MURFREESBORO, Tenn. (WKRN) – A group of Murfreesboro residents are not happy to find out the city renewed its efforts to build a police and fire training center.
Residents of the Liberty Station and Liberty Valley subdivisions, which house around 600 homes, fought City Hall last August and won after attending a board of zoning appeals meeting showing their objections. The board ultimately denied the city’s approval.
But now the city has revised the plan and will again go before the board in the future to try and get a special use permit to build the facility.
Cathy Black lives directly across the street from the proposed public safety training center, and she’s not happy at all.

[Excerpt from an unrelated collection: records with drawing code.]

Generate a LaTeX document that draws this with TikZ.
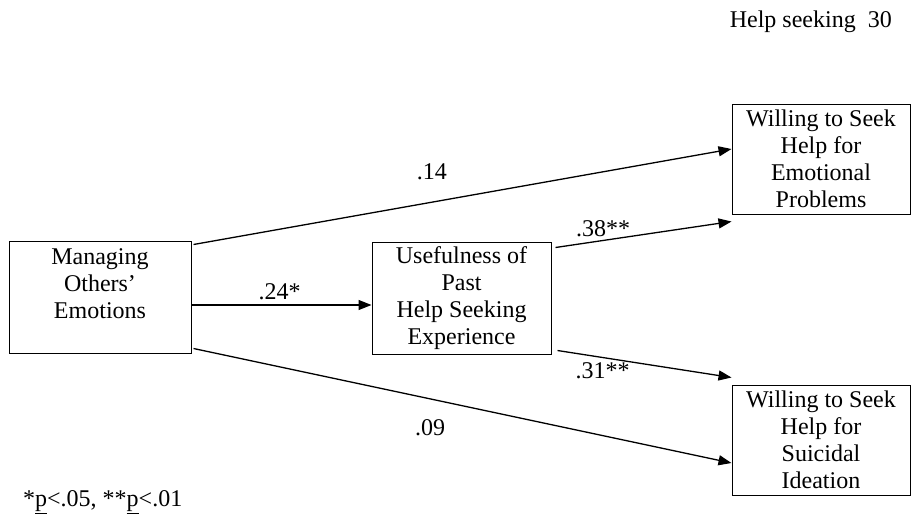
\documentclass[tikz,border=0pt]{standalone}
\usepackage{fontspec}
\setmainfont{Liberation Serif}
\usetikzlibrary{arrows.meta}

\tikzset{
  box/.style={draw, line width=1pt, inner sep=0pt, align=center,
              minimum width=180pt, minimum height=110pt,
              font=\fontsize{24}{27}\selectfont},
  link/.style={line width=1.3pt, -{Triangle[length=13pt,width=10pt]}},
  lbl/.style={font=\fontsize{24}{27}\selectfont, inner sep=1pt}
}

\begin{document}
\begin{tikzpicture}[x=1pt, y=-1pt]
\useasboundingbox (0,0) rectangle (913,523);

% Header and note
\node[lbl, anchor=base east] (head) at (893,27) {Help seeking~~30};
\node[lbl, anchor=west] (note) at (22,502) {*\underline{p}<.05, **\underline{p}<.01};

% Boxes
\node[box, minimum width=182pt, minimum height=112pt] (manage) at (100,297)
  {Managing\\Others'\\Emotions\\~};
\node[box, minimum width=179pt, minimum height=112pt] (use) at (461.5,298)
  {Usefulness of\\Past\\Help Seeking\\Experience};
\node[box, minimum width=178pt, minimum height=110pt] (emo) at (821,159)
  {Willing to Seek\\Help for\\Emotional\\Problems};
\node[box, minimum width=178pt, minimum height=110pt] (sui) at (821,440)
  {Willing to Seek\\Help for\\Suicidal\\Ideation};

% Paths
\draw[link] ([yshift=-8pt]manage.east) -- ([yshift=-7pt]use.west)
  node[lbl, pos=0.49, yshift=13pt] (l24) {.24*};
\draw[link] ([xshift=2pt,yshift=-4pt]manage.north east) -- ([yshift=10pt]emo.west)
  node[lbl, pos=0.443, yshift=30pt] (l14) {.14};
\draw[link] ([xshift=2pt,yshift=5pt]manage.south east) -- ([yshift=-23pt]sui.west)
  node[lbl, pos=0.44, yshift=-29pt] (l09) {.09};
\draw[link] ([xshift=4pt,yshift=-6pt]use.north east) -- ([yshift=-7pt]emo.south west)
  node[lbl, pos=0.27, yshift=12pt] (l38) {.38**};
\draw[link] ([xshift=6pt,yshift=4pt]use.south east) -- ([yshift=7pt]sui.north west)
  node[lbl, pos=0.26, yshift=-13pt] (l31) {.31**};

\end{tikzpicture}
\end{document}
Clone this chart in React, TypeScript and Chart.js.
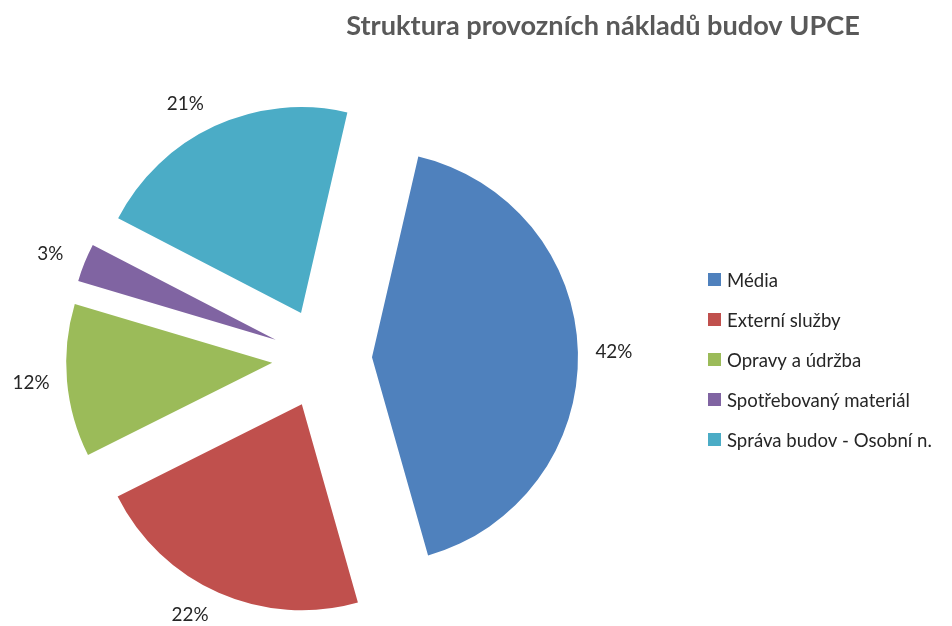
import React, { useEffect, useRef } from 'react';
import { Chart, registerables } from 'chart.js';

Chart.register(...registerables);

const titleText = 'Struktura provozních nákladů budov UPCE';
const categories = ['Média', 'Externí služby', 'Opravy a údržba', 'Spotřebovaný materiál', 'Správa budov - Osobní n.'];
const shares = [42, 22, 12, 3, 21];
const colors = ['#4F81BD', '#C0504D', '#9BBB59', '#8064A2', '#4BACC6'];

const EXPLODE = 50;
const RADIUS = 206;
const FONT = 'Lato, Calibri, "Open Sans", sans-serif';

function fitSize(ctx: CanvasRenderingContext2D, text: string, weight: string, target: number) {
  const base = 20;
  ctx.font = `${weight} ${base}px ${FONT}`;
  const w = ctx.measureText(text).width;
  return (base * target) / w;
}

const explodePlugin = {
  id: 'explodeAndText',
  beforeDatasetDraw(chart: any, args: any) {
    const ctx = chart.ctx as CanvasRenderingContext2D;
    args.meta.data.forEach((el: any) => {
      const mid = (el.startAngle + el.endAngle) / 2;
      ctx.save();
      ctx.translate(Math.cos(mid) * EXPLODE, Math.sin(mid) * EXPLODE);
      el.draw(ctx);
      ctx.restore();
    });
    return false;
  },
  afterDraw(chart: any) {
    const ctx = chart.ctx as CanvasRenderingContext2D;
    const meta = chart.getDatasetMeta(0);
    const values: number[] = chart.data.datasets[0].data;
    const total = values.reduce((a, b) => a + b, 0);

    // percentage labels (outside end)
    const labelSize = fitSize(ctx, '42%', 'normal', 37);
    ctx.save();
    ctx.font = `normal ${labelSize}px ${FONT}`;
    ctx.fillStyle = '#262626';
    ctx.textAlign = 'center';
    ctx.textBaseline = 'middle';
    meta.data.forEach((el: any, i: number) => {
      const mid = (el.startAngle + el.endAngle) / 2;
      const cx = el.x + Math.cos(mid) * EXPLODE;
      const cy = el.y + Math.sin(mid) * EXPLODE;
      const s = Math.sin(mid);
      const dx = el.outerRadius + 36 + 50 * s * s * s * s;
      const dy = el.outerRadius + 24;
      const pct = Math.round((values[i] / total) * 100) + '%';
      ctx.fillText(pct, cx + Math.cos(mid) * dx, cy + s * dy);
    });
    ctx.restore();

    // title
    const titleSize = fitSize(ctx, titleText, 'bold', 514);
    ctx.save();
    ctx.font = `bold ${titleSize}px ${FONT}`;
    ctx.fillStyle = '#595959';
    ctx.textAlign = 'center';
    ctx.textBaseline = 'alphabetic';
    ctx.fillText(titleText, 603, 35);
    ctx.restore();

    // legend
    const legendSize = fitSize(ctx, categories[4], 'normal', 205);
    ctx.save();
    ctx.font = `normal ${legendSize}px ${FONT}`;
    ctx.textAlign = 'left';
    ctx.textBaseline = 'middle';
    (chart.data.labels as string[]).forEach((lab, i) => {
      const y = 279.5 + i * 40;
      ctx.fillStyle = colors[i];
      ctx.fillRect(708, y - 6.5, 13, 13);
      ctx.fillStyle = '#262626';
      ctx.fillText(lab, 727, y + 1);
    });
    ctx.restore();
  },
};

export default function App() {
  const ref = useRef<HTMLCanvasElement | null>(null);
  useEffect(() => {
    if (!ref.current) return;
    const chart = new Chart(ref.current, {
      type: 'pie',
      data: {
        labels: categories,
        datasets: [
          {
            data: shares,
            backgroundColor: colors,
            borderWidth: 0,
            radius: RADIUS,
          } as any,
        ],
      },
      options: {
        responsive: false,
        animation: false,
        rotation: 13,
        layout: { padding: { left: 0, right: 308, top: 91, bottom: 0 } },
        plugins: {
          legend: { display: false },
          title: { display: false },
          tooltip: { enabled: false },
        },
        events: [],
      },
      plugins: [explodePlugin],
    });
    return () => chart.destroy();
  }, []);
  return (
    <div style={{ position: 'fixed', left: 0, top: 0, width: 952, height: 626, background: '#fff' }}>
      <canvas ref={ref} width={952} height={626} style={{ display: 'block' }} />
    </div>
  );
}
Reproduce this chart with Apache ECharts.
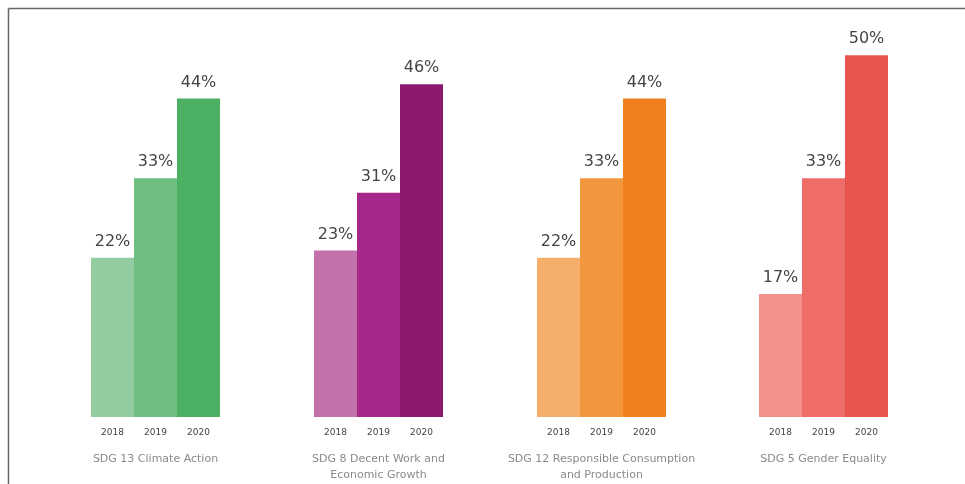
<!DOCTYPE html>
<html><head><meta charset="utf-8">
<script src="https://cdn.jsdelivr.net/npm/echarts@6/dist/echarts.min.js"></script>
<style>html,body{margin:0;padding:0;background:#fff}#c{width:965px;height:484px}</style>
</head><body><div id="c"></div>
<script>
const years = ['2018', '2019', '2020'];
const groupNames = ['SDG 13 Climate Action', 'SDG 8 Decent Work and\nEconomic Growth', 'SDG 12 Responsible Consumption\nand Production', 'SDG 5 Gender Equality'];
const climateAction = [22, 33, 44];
const decentWork = [23, 31, 46];
const responsibleConsumption = [22, 33, 44];
const genderEquality = [17, 33, 50];
const groupValues = [climateAction, decentWork, responsibleConsumption, genderEquality];
const groupColors = [
  ['#92cca0', '#6ebf80', '#4cb162'],
  ['#c271ab', '#a8278b', '#8b1a6f'],
  ['#f5ae6b', '#f2973d', '#ef7f1f'],
  ['#f2928b', '#ee6d67', '#ea544f']
];

const chart = echarts.init(document.getElementById('c'), null, {renderer: 'canvas'});
const lefts = [91, 314, 537, 759];
const grids = [], xAxes = [], yAxes = [], series = [];
groupValues.forEach((vals, i) => {
  grids.push({left: lefts[i], width: 129, top: 19, bottom: 67, containLabel: false, outerBoundsMode: 'none'});
  xAxes.push({
    type: 'category', gridIndex: i, data: years,
    axisLine: {show: false}, axisTick: {show: false},
    axisLabel: {color: '#444', fontSize: 9, margin: 11, fontFamily: 'DejaVu Sans'},
    name: groupNames[i], nameLocation: 'middle', nameGap: 34,
    nameTextStyle: {color: '#8a8a8a', fontSize: 11, fontFamily: 'DejaVu Sans', lineHeight: 16, verticalAlign: 'top'}
  });
  yAxes.push({type: 'value', gridIndex: i, min: 0, max: 55, show: false, splitLine: {show: false}});
  series.push({
    type: 'bar', xAxisIndex: i, yAxisIndex: i, barCategoryGap: '0%',
    data: vals.map((v, j) => ({value: v, itemStyle: {color: groupColors[i][j]}})),
    label: {show: true, position: 'top', distance: 8, formatter: '{c}%', color: '#454545', fontSize: 16, fontFamily: 'DejaVu Sans'},
    silent: true, animation: false
  });
});

chart.setOption({
  animation: false,
  grid: grids, xAxis: xAxes, yAxis: yAxes, series: series,
  graphic: [
    {type: 'line', shape: {x1: 8.5, y1: 8.5, x2: 965, y2: 8.5}, style: {stroke: '#666', lineWidth: 1.5}},
    {type: 'line', shape: {x1: 8.5, y1: 8.5, x2: 8.5, y2: 484}, style: {stroke: '#666', lineWidth: 1.5}}
  ]
});
</script></body></html>
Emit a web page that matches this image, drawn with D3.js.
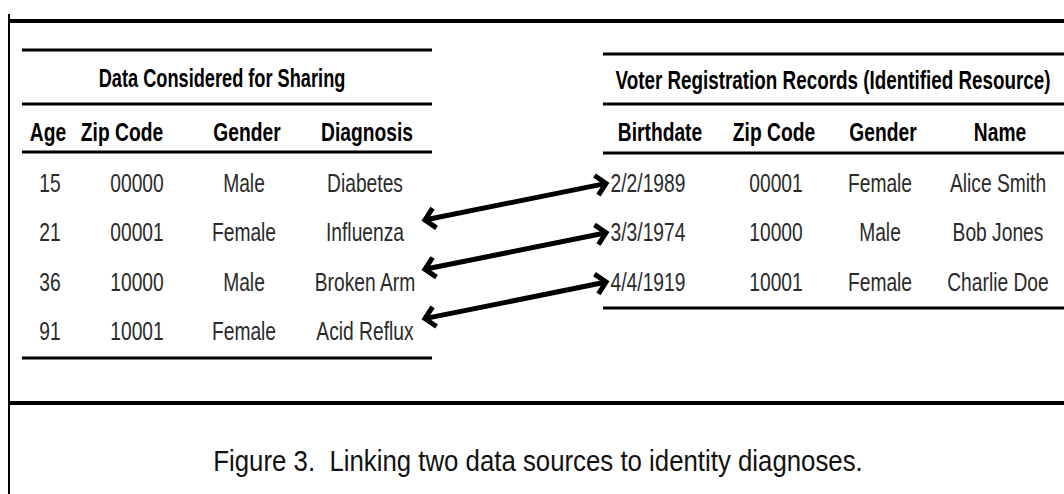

“Every aspect of the entire operation would cause no one to want to live near it,” she told News 2. “Hearing screeching tires, hearing sirens, hearing all the things, barking dogs, all the things going to be going on, it’s just going to be a disruption.”
It will include a rifle-range, a mock city for police simulation training, a K-9 training kennel, a 55-foot burn tower, and diving pond for firefighters.
“We realized we were in too big of a hurry last August and didn’t share the information in an effective way,” Assistant City Manager Jim Crumley said.
He told News 2 the city has come up with alternate plans for the first phase of the massive $2.8 million training center.
One of the plans will move the rifle range to the northern part of the property and away from the Liberty Station and Liberty Valley subdivisions.
Concerned resident Jake Robinson said not in his backyard.
“You can dress a pig up, but you can’t make him sing,” Robinson said. “That’s what they are trying to do make this pig sing.”
Residents say if approved, the facility will change their quality of life. They argue traffic is already a problem in the neighborhood and the facility will bring with it increased traffic, noise pollution, and decrease their property value.
“You’ve got trucks like this driving down the road, the garbage trucks, because you got Mt. Trashmore right to our East,” Robinson said. “It’s a Christmas list of things they want to do out here at this facility that’s going to create a quality of life impact on us.”
Residents in this neighborhood are expected to meet this weekend to discuss their options.
“You are going to hear those rounds ringing out from miles around,” resident Peter Ciesielski said. “There is no berm that’s going to help, there is nothing that’s going to help there it’s going to be a loud report of rifle shots.”
The city will hold a meeting Monday at 6 p.m. at Walter Hill Elementary for people to voice their concerns.